▶ [WORK INSTRUCTIONS]: Begin with the first line below and retype each line exactly through the line containing "1.465, 1.47, 1.485, 1.57, 1.545, 1.575, 1.61]". Any pictures are to be left out.

==== RECORDS PROVIDED

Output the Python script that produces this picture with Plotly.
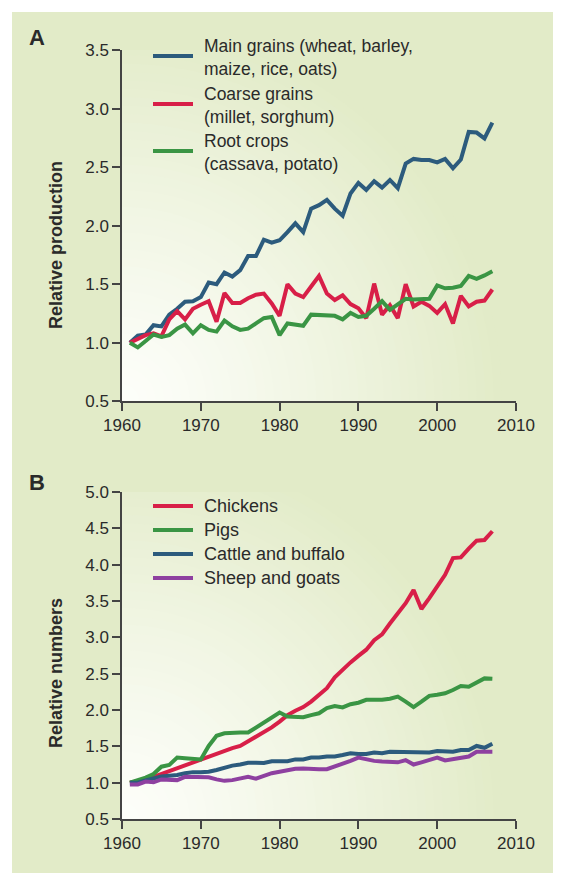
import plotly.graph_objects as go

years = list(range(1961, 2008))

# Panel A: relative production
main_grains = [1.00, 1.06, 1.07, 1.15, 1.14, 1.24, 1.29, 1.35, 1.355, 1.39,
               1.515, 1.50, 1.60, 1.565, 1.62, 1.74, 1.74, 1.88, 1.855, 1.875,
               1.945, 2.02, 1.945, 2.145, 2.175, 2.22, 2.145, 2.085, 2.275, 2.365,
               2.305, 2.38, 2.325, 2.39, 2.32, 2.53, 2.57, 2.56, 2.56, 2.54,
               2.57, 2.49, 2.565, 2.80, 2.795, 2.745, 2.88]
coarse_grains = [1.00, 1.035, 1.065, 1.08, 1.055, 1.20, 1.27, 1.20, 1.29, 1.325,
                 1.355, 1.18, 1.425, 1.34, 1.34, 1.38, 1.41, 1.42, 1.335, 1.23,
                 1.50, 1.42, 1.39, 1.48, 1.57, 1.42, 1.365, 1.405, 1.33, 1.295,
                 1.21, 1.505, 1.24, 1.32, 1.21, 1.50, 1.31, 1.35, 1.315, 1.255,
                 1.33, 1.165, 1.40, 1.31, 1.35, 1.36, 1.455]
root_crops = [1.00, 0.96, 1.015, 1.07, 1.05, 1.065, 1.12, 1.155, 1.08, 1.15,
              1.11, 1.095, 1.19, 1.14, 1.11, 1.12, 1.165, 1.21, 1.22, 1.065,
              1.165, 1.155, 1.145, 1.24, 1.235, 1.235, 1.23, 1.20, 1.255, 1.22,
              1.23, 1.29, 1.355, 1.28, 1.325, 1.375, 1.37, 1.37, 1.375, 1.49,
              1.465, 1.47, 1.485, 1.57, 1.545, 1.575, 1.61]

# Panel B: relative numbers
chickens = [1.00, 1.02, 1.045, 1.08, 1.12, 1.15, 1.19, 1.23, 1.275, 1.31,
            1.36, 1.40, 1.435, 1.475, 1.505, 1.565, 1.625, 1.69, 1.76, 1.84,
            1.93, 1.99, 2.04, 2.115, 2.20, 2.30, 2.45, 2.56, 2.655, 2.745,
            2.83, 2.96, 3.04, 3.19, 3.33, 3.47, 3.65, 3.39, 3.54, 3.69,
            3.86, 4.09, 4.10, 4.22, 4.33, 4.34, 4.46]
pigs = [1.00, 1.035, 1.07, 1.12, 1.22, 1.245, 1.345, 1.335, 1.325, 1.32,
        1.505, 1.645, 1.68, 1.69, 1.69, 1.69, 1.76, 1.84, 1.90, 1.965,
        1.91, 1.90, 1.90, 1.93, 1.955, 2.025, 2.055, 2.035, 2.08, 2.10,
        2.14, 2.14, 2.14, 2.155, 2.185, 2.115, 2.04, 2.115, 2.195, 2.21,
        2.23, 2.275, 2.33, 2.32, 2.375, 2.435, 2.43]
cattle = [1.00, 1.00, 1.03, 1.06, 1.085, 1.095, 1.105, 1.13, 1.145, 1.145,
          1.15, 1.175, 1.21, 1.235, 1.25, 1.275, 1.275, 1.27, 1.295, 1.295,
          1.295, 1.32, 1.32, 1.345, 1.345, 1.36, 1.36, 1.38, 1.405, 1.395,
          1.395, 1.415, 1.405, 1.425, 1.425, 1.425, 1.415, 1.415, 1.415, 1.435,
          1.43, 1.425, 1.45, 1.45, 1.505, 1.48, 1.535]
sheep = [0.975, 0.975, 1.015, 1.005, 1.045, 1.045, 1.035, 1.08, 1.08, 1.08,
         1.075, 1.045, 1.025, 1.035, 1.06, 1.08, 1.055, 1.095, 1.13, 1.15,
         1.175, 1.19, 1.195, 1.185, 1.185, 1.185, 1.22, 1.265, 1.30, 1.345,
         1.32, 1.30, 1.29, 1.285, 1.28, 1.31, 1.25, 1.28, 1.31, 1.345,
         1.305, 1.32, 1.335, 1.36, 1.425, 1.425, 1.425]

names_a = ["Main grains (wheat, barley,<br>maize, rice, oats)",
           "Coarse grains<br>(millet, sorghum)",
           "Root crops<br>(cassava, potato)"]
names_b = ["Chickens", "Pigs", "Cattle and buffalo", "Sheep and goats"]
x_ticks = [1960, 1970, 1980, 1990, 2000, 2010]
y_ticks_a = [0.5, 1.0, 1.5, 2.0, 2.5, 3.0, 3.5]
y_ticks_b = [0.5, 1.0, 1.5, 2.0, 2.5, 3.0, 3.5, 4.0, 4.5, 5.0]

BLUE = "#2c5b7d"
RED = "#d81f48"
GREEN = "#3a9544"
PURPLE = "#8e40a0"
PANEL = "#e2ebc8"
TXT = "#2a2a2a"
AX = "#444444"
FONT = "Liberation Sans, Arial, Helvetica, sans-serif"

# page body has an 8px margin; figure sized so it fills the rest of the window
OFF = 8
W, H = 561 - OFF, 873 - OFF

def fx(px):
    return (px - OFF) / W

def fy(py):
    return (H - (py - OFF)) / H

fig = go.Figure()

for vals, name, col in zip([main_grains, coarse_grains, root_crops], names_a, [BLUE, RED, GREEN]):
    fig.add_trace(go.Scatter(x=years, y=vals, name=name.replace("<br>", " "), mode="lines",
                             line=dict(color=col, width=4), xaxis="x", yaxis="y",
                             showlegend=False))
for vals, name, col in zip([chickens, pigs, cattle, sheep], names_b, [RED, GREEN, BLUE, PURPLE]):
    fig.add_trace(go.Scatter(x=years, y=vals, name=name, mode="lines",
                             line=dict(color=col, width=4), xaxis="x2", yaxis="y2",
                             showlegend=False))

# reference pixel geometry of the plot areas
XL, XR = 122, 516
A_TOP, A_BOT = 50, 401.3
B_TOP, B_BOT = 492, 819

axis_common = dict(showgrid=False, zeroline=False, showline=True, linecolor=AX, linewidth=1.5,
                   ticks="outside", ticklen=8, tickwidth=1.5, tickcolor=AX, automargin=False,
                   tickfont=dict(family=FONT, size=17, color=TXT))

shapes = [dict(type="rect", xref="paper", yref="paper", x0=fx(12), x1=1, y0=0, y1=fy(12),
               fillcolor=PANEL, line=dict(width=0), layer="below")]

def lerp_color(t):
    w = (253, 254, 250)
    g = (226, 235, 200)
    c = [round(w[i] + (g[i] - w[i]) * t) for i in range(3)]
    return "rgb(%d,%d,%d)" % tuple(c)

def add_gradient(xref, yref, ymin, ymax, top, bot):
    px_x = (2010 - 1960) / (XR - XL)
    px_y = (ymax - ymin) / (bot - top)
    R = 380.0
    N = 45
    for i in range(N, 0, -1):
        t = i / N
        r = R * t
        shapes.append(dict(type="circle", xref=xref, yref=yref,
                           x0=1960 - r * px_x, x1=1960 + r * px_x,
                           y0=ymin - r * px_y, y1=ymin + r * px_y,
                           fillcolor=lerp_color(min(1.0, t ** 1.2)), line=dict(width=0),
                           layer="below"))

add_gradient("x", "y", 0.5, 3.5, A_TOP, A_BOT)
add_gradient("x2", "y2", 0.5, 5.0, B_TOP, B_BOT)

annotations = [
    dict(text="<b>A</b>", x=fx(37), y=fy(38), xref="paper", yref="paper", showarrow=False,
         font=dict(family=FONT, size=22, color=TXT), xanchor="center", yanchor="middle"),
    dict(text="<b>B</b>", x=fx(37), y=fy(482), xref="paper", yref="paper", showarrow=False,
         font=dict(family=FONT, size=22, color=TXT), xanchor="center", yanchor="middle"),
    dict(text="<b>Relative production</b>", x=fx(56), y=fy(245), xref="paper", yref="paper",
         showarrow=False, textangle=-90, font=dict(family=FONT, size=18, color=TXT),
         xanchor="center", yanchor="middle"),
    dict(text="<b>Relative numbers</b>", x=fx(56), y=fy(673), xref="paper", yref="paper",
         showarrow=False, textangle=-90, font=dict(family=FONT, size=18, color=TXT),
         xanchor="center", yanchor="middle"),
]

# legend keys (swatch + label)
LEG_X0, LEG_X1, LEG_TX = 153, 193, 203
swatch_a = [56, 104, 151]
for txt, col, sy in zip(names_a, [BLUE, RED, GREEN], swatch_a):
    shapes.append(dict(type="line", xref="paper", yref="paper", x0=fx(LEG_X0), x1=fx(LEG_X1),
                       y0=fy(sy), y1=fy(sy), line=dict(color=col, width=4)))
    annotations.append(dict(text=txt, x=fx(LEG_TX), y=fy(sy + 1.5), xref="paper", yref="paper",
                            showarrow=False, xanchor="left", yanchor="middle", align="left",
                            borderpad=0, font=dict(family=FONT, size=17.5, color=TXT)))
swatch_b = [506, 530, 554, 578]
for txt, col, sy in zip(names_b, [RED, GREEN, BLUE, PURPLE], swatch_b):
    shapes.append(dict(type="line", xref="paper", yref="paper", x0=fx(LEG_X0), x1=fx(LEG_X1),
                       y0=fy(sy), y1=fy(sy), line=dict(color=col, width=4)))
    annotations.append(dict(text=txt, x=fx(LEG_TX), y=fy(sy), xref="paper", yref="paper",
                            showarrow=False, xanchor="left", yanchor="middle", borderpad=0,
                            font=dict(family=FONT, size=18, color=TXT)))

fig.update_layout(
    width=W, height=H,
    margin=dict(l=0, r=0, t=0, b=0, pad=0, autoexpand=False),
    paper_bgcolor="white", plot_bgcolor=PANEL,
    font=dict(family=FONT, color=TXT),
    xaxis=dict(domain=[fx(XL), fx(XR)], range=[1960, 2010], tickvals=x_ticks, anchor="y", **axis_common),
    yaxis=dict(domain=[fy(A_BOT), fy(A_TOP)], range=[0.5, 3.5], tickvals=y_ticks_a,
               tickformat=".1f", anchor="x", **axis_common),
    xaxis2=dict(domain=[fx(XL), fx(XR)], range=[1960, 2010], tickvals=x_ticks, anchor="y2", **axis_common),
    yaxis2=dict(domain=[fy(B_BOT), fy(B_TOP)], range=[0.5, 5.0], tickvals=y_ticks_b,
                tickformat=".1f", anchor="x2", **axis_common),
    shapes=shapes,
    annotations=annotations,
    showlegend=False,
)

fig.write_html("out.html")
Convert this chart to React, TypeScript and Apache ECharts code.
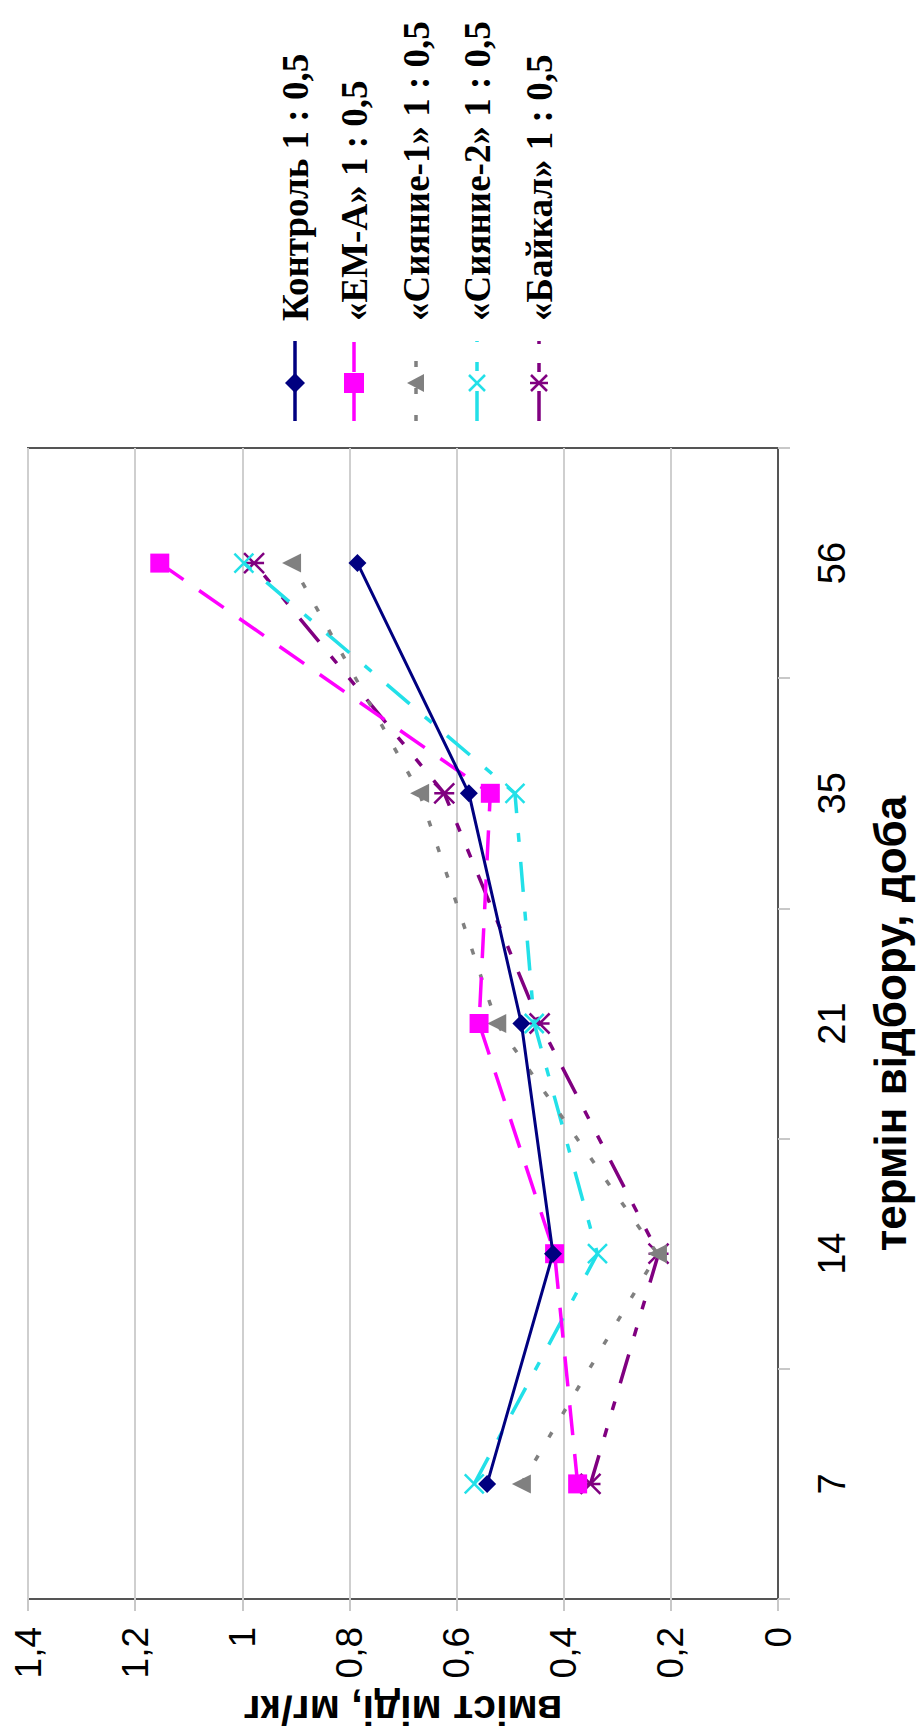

========

▶ [WRITTEN SOLUTION]:
Output the Python script that produces this picture with Plotly.
import plotly.graph_objects as go

years = list(range(1961, 2008))

# Panel A: relative production
main_grains = [1.00, 1.06, 1.07, 1.15, 1.14, 1.24, 1.29, 1.35, 1.355, 1.39,
               1.515, 1.50, 1.60, 1.565, 1.62, 1.74, 1.74, 1.88, 1.855, 1.875,
               1.945, 2.02, 1.945, 2.145, 2.175, 2.22, 2.145, 2.085, 2.275, 2.365,
               2.305, 2.38, 2.325, 2.39, 2.32, 2.53, 2.57, 2.56, 2.56, 2.54,
               2.57, 2.49, 2.565, 2.80, 2.795, 2.745, 2.88]
coarse_grains = [1.00, 1.035, 1.065, 1.08, 1.055, 1.20, 1.27, 1.20, 1.29, 1.325,
                 1.355, 1.18, 1.425, 1.34, 1.34, 1.38, 1.41, 1.42, 1.335, 1.23,
                 1.50, 1.42, 1.39, 1.48, 1.57, 1.42, 1.365, 1.405, 1.33, 1.295,
                 1.21, 1.505, 1.24, 1.32, 1.21, 1.50, 1.31, 1.35, 1.315, 1.255,
                 1.33, 1.165, 1.40, 1.31, 1.35, 1.36, 1.455]
root_crops = [1.00, 0.96, 1.015, 1.07, 1.05, 1.065, 1.12, 1.155, 1.08, 1.15,
              1.11, 1.095, 1.19, 1.14, 1.11, 1.12, 1.165, 1.21, 1.22, 1.065,
              1.165, 1.155, 1.145, 1.24, 1.235, 1.235, 1.23, 1.20, 1.255, 1.22,
              1.23, 1.29, 1.355, 1.28, 1.325, 1.375, 1.37, 1.37, 1.375, 1.49,
              1.465, 1.47, 1.485, 1.57, 1.545, 1.575, 1.61]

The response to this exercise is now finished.